■ Short exercise
Seek out every line containing the word "this", and copy each.

■ Supplied information

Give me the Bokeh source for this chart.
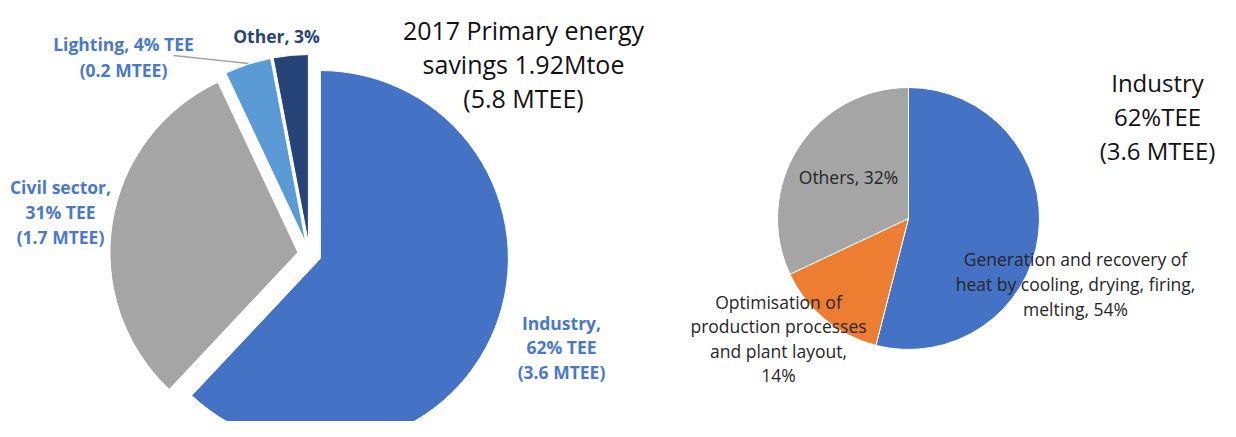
import math
from bokeh.plotting import figure
from bokeh.models import Range1d
from bokeh.core.properties import value
from bokeh.embed import file_html
from bokeh.resources import INLINE

# ---- data ----
left_names = ["Industry", "Civil sector", "Lighting", "Other"]
left_shares = [62, 31, 4, 3]
left_colors = ["#4472C4", "#A5A5A5", "#5B9BD5", "#264478"]
left_label_lines = [
    ["Industry,", "62% TEE", "(3.6 MTEE)"],
    ["Civil sector,", "31% TEE", "(1.7 MTEE)"],
    ["Lighting, 4% TEE", "(0.2 MTEE)"],
    ["Other, 3%"],
]
left_label_colors = ["#4A78CC", "#4A78CC", "#4A78CC", "#264478"]

right_names = ["Generation and recovery of heat", "Optimisation of production", "Others"]
right_shares = [54, 14, 32]
right_colors = ["#4472C4", "#ED7D31", "#A5A5A5"]
right_label_lines = [
    ["Generation and recovery of", "heat by cooling, drying, firing,", "melting, 54%"],
    ["Optimisation of", "production processes", "and plant layout,", "14%"],
    ["Others, 32%"],
]

title_left = ["2017 Primary energy", "savings 1.92Mtoe", "(5.8 MTEE)"]
title_right = ["Industry", "62%TEE", "(3.6 MTEE)"]

# ---- layout (image pixel coordinates) ----
W, H = 1220, 421
IMG_H = 437


def Y(y_img):
    return IMG_H - y_img


FONT = value("Open Sans")

p = figure(width=W, height=H, output_backend="svg", toolbar_location=None,
           x_range=Range1d(0, W), y_range=Range1d(IMG_H - H, IMG_H),
           min_border=0)
p.axis.visible = False
p.grid.visible = False
p.outline_line_color = None
p.background_fill_color = "white"
p.border_fill_color = "white"


def pie(cx, cy, r, shares, colors, explode):
    total = float(sum(shares))
    acc = 0.0
    xs, ys, sa, ea = [], [], [], []
    for s in shares:
        t0 = acc / total * 2 * math.pi
        acc += s
        t1 = acc / total * 2 * math.pi
        tm = (t0 + t1) / 2
        xs.append(cx + explode * math.sin(tm))
        ys.append(cy + explode * math.cos(tm))
        sa.append(math.pi / 2 - t0)
        ea.append(math.pi / 2 - t1)
    p.wedge(x=xs, y=ys, radius=r, start_angle=sa, end_angle=ea,
            direction="clock", fill_color=colors, line_color="white",
            line_width=1)


# left pie (exploded)
pie(309, Y(253.7), 188, left_shares, left_colors, 11.7)
# right pie
pie(908, Y(218), 131, right_shares, right_colors, 0)

# leader line for Lighting
p.line(x=[173, 248], y=[Y(55), Y(63)], line_color="#A5A5A5", line_width=1.5)


def text_block(cx, y_first, lines, size, color, spacing, style="normal"):
    ys = [Y(y_first + i * spacing) for i in range(len(lines))]
    p.text(x=[cx] * len(lines), y=ys, text=lines, text_font=FONT,
           text_font_size=value(size), text_color=color,
           text_font_style=style, text_align="center",
           text_baseline="middle")


# left pie labels
left_pos = [(561, 322, 24.5), (60, 186, 25), (123, 43, 26), (276, 35, 25)]
for (cx, yf, sp), lines, col in zip(left_pos, left_label_lines, left_label_colors):
    text_block(cx, yf, lines, "17.5px", col, sp, "bold")

# right pie labels
right_pos = [(1075, 258, 25), (778, 301, 24.5), (848, 176, 25)]
for (cx, yf, sp), lines in zip(right_pos, right_label_lines):
    text_block(cx, yf, lines, "17.5px", "#262626", sp)

# titles
text_block(523, 29, title_left, "25px", "#111111", 34)
text_block(1157, 82, title_right, "24px", "#111111", 34)

open("out.html", "w").write(file_html(p, INLINE))
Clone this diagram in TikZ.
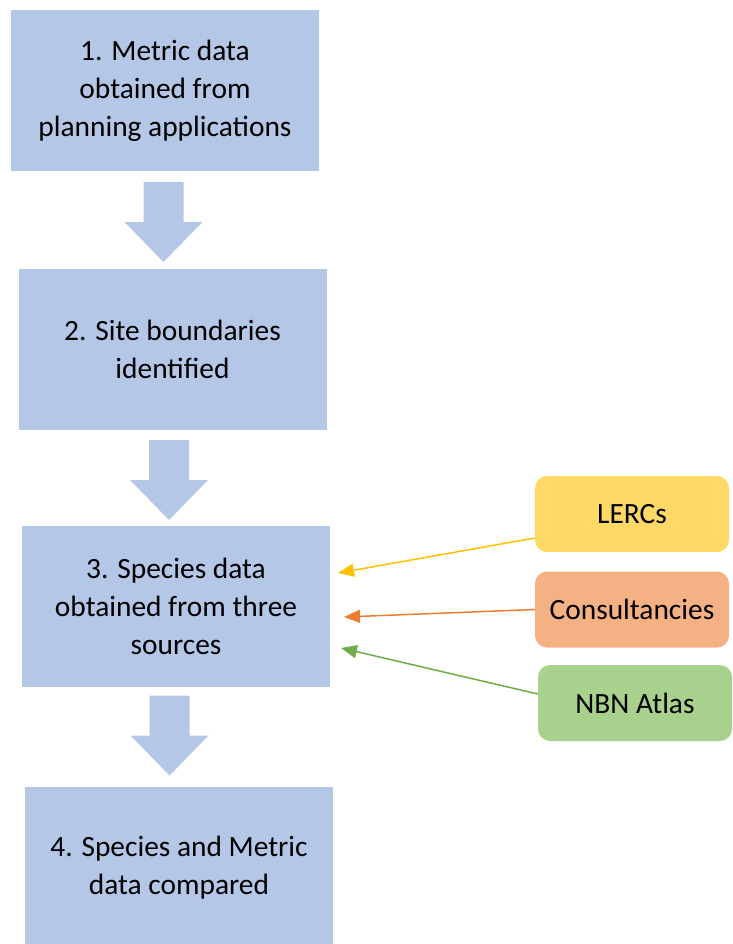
\documentclass[tikz,border=0pt]{standalone}
\usepackage{fontspec}
\setmainfont{Carlito}
\usetikzlibrary{arrows.meta, positioning}
\definecolor{cbox}{HTML}{B4C7E7}
\definecolor{cyellow}{HTML}{FFD966}
\definecolor{cyellowln}{HTML}{FFC000}
\definecolor{corange}{HTML}{F4B183}
\definecolor{corangeln}{HTML}{ED7D31}
\definecolor{cgreen}{HTML}{A9D18E}
\definecolor{cgreenln}{HTML}{70AD47}
\tikzset{
  every picture/.style={font=\fontsize{29.4}{38}\selectfont},
  stepbox/.style={fill=cbox, align=center, minimum width=308pt, minimum height=161pt, inner sep=0pt},
  source/.style={fill=#1, rounded corners=12pt, align=center, minimum width=194pt, minimum height=76pt, inner sep=0pt},
  feed/.style={-{Triangle[length=16pt, width=13pt]}, draw=#1, line width=1.5pt},
}

\begin{document}
\begin{tikzpicture}[x=1pt, y=-1pt]
  \useasboundingbox (0,0) rectangle (732,944);
  % the four steps, top to bottom
  \node[stepbox] (s1) at (165,90.5) {1. Metric data\\ obtained from\\ planning applications};
  \node[stepbox] (s2) at (172.5,349) {2. Site boundaries\\ identified};
  \node[stepbox] (s3) at (176,606.5) {3. Species data\\ obtained from three\\ sources};
  \node[stepbox] (s4) at (179,867.5) {4. Species and Metric\\ data compared};
  % block arrows between the steps (x, y of the middle)
  \foreach \x/\y in {163.5/222, 169/480, 169.5/735.5} {
    \fill[cbox] (\x-20,\y-40) -- (\x+20,\y-40) -- (\x+20,\y) -- (\x+39,\y)
      -- (\x,\y+40) -- (\x-39,\y) -- (\x-20,\y) -- cycle;
  }
  % data sources
  \node[source=cyellow] (lercs) at (632,514) {LERCs};
  \node[source=corange] (cons) at (632,609.5) {Consultancies};
  \node[source=cgreen] (nbn) at (635,703) {NBN Atlas};
  \coordinate (t1) at (338,573);
  \coordinate (t2) at (344,617);
  \coordinate (t3) at (341,648);
  \draw[feed=cyellowln] ([yshift=-24pt]lercs.west) -- (t1);
  \draw[feed=corangeln] (cons.west) -- (t2);
  \draw[feed=cgreenln] ([yshift=9pt]nbn.west) -- (t3);
\end{tikzpicture}
\end{document}
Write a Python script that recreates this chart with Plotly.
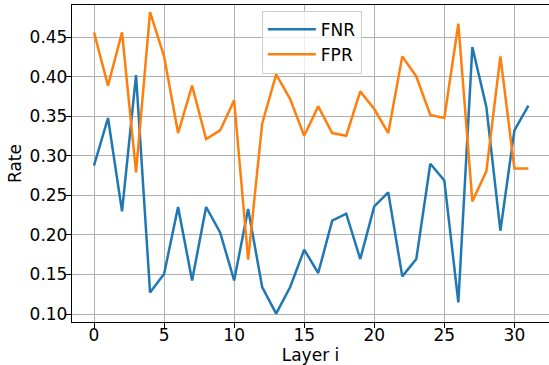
import plotly.graph_objects as go

layers = list(range(32))
fnr = [0.2877, 0.348, 0.2298, 0.4024, 0.1273, 0.1506, 0.2354, 0.1425,
       0.2354, 0.2033, 0.1425, 0.2329, 0.1342, 0.1004, 0.1342, 0.1814,
       0.1519, 0.2181, 0.2269, 0.1696, 0.2362, 0.2539, 0.1476, 0.1696,
       0.2902, 0.2690, 0.1147, 0.4378, 0.3619, 0.2054, 0.3323, 0.3636]
fpr = [0.4563, 0.3889, 0.4563, 0.2792, 0.4821, 0.4260, 0.3290, 0.3889,
       0.3214, 0.3323, 0.3703, 0.1687, 0.3408, 0.4032, 0.3720, 0.3256,
       0.3627, 0.3290, 0.3256, 0.3817, 0.3594, 0.3290, 0.4260, 0.4006,
       0.3518, 0.3480, 0.4673, 0.2425, 0.2805, 0.4260, 0.2842, 0.2842]
x_ticks = [0, 5, 10, 15, 20, 25, 30]
y_ticks = [0.10, 0.15, 0.20, 0.25, 0.30, 0.35, 0.40, 0.45]

FONT = "DejaVu Sans"

fig = go.Figure()
fig.add_trace(go.Scatter(x=layers, y=fnr, mode="lines", name="FNR",
                         line=dict(color="#1f77b4", width=2.5)))
fig.add_trace(go.Scatter(x=layers, y=fpr, mode="lines", name="FPR",
                         line=dict(color="#ff7f0e", width=2.5)))

fig.update_layout(
    width=549, height=365,
    margin=dict(l=72, r=0, t=5, b=43, autoexpand=False),
    paper_bgcolor="white", plot_bgcolor="white",
    font=dict(family=FONT, size=17, color="black"),
    legend=dict(x=0.398, y=0.982, xanchor="left", yanchor="top",
                itemwidth=48,
                bgcolor="rgba(255,255,255,0.8)", bordercolor="#cccccc",
                borderwidth=1, font=dict(family=FONT, size=17)),
    xaxis=dict(
        range=[-1.57, 32.47], tickmode="array", tickvals=x_ticks,
        ticktext=[str(v) for v in x_ticks], automargin=False,
        showgrid=True, gridcolor="#b0b0b0", gridwidth=1,
        showline=True, linecolor="black", linewidth=1.3, mirror=True,
        ticks="outside", ticklen=5, tickwidth=1.3, tickcolor="black",
        ticklabelstandoff=-8,
        zeroline=False, tickfont=dict(family=FONT, size=17),
        title=dict(text="Layer i", font=dict(family=FONT, size=17)),
    ),
    yaxis=dict(
        range=[0.0899, 0.491], tickmode="array", tickvals=y_ticks,
        ticktext=[f"{v:.2f}" for v in y_ticks], automargin=False,
        showgrid=True, gridcolor="#b0b0b0", gridwidth=1,
        showline=True, linecolor="black", linewidth=1.3, mirror=False,
        ticks="outside", ticklen=5, tickwidth=1.3, tickcolor="black",
        ticklabelstandoff=-5,
        zeroline=False, tickfont=dict(family=FONT, size=17),
        title=dict(text="Rate", standoff=3, font=dict(family=FONT, size=17)),
    ),
)

fig.write_html("out.html", config={"displayModeBar": False},
               post_script="document.body.style.margin='0';document.body.style.padding='0';")
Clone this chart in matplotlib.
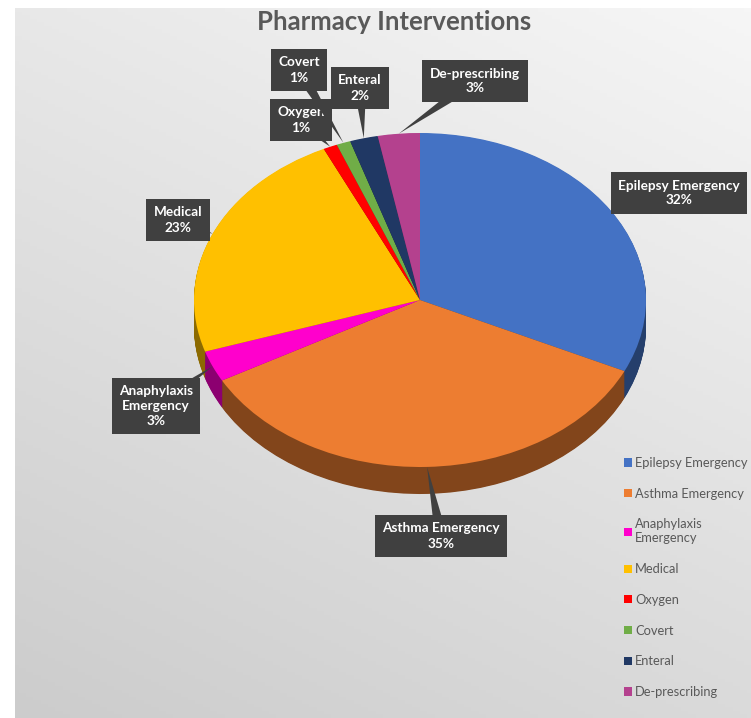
import numpy as np
import matplotlib.pyplot as plt
from matplotlib.colors import to_rgb

plt.rcParams['font.family'] = ['Lato', 'DejaVu Sans']

# data
categories = ['Epilepsy Emergency', 'Asthma Emergency', 'Anaphylaxis Emergency', 'Medical',
              'Oxygen', 'Covert', 'Enteral', 'De-prescribing']
legend_labels = ['Epilepsy Emergency', 'Asthma Emergency', 'Anaphylaxis\nEmergency', 'Medical',
                 'Oxygen', 'Covert', 'Enteral', 'De-prescribing']
box_labels = ['Epilepsy Emergency', 'Asthma Emergency', 'Anaphylaxis\nEmergency', 'Medical',
              'Oxygen', 'Covert', 'Enteral', 'De-prescribing']
values = [32, 35, 3, 23, 1, 1, 2, 3]
colors = ['#4472C4', '#ED7D31', '#FF00CC', '#FFC000', '#FF0000', '#70AD47', '#203864', '#B4418E']

# label box centres in pixels (layout)
box_pos = [(679, 193), (441, 536), (156, 406), (178, 220),
           (301, 120), (299, 70), (360, 88), (475, 81)]

W, H = 751, 718
cx, cy, rx, ry = 420, 300, 226, 167   # ellipse of the pie top face in pixels
depth = 27 / ry

fig = plt.figure(figsize=(W / 100, H / 100), dpi=100)

# background gradient
bg = fig.add_axes([0, 0, 1, 1], zorder=-1)
u, v = np.meshgrid(np.linspace(0, 1, 200), np.linspace(0, 1, 200))
g = (1 - u) * (1 - v) * 0.91 + u * (1 - v) * 0.965 + (1 - u) * v * 0.80 + u * v * 0.855
bg.imshow(np.dstack([g, g, g]), extent=(15, W, H, 8), aspect='auto')
bg.set_xlim(0, W)
bg.set_ylim(H, 0)
bg.axis('off')


def px2d(p):
    return ((p[0] - cx) / rx, (cy - p[1]) / ry)


ax = fig.add_axes([0, 0, 1, 1])

# side of the 3d pie: stacked darker copies
dark = [tuple(c * 0.55 for c in to_rgb(col)) for col in colors]
n = 40
for k in range(n, 0, -1):
    ax.pie(values, colors=dark, startangle=90, counterclock=False,
           center=(0, -depth * k / n), radius=1, wedgeprops=dict(linewidth=0))

wedges, _ = ax.pie(values, colors=colors, startangle=90, counterclock=False,
                   radius=1, wedgeprops=dict(linewidth=0))

ax.set_aspect('auto')
ax.set_xlim((0 - cx) / rx, (W - cx) / rx)
ax.set_ylim((cy - H) / ry, cy / ry)
ax.axis('off')

# data labels with callouts
for w, lab, val, pos in zip(wedges, box_labels, values, box_pos):
    th = np.deg2rad((w.theta1 + w.theta2) / 2)
    tip = (np.cos(th), np.sin(th))
    ax.annotate(f'{lab}\n{val}%', xy=tip, xytext=px2d(pos),
                ha='center', va='center', color='white', fontsize=9.8,
                fontweight='bold', linespacing=1.3,
                bbox=dict(boxstyle='square,pad=0.55', fc='#404040', ec='none'),
                arrowprops=dict(arrowstyle='wedge,tail_width=0.9,shrink_factor=0.5',
                                fc='#404040', ec='none', patchA=None,
                                shrinkA=0, shrinkB=0))

leg = ax.legend(wedges, legend_labels, loc='upper left',
                bbox_to_anchor=(624 / W, 1 - 457 / H), bbox_transform=fig.transFigure,
                frameon=False, fontsize=9.3, handlelength=0.6, handleheight=0.6,
                handletextpad=0.25, labelspacing=1.45, labelcolor='#595959',
                borderaxespad=0, borderpad=0)

fig.text(394 / W, 1 - 22 / H, 'Pharmacy Interventions', ha='center', va='center',
         fontsize=18.5, fontweight='bold', color='#595959')

fig.savefig('out.png', dpi=100)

■ Solution below
Give me the Bokeh source for this chart.
Clone this diagram in TikZ.
Write a Python script that recreates this chart with Plotly.
Clone this chart in matplotlib.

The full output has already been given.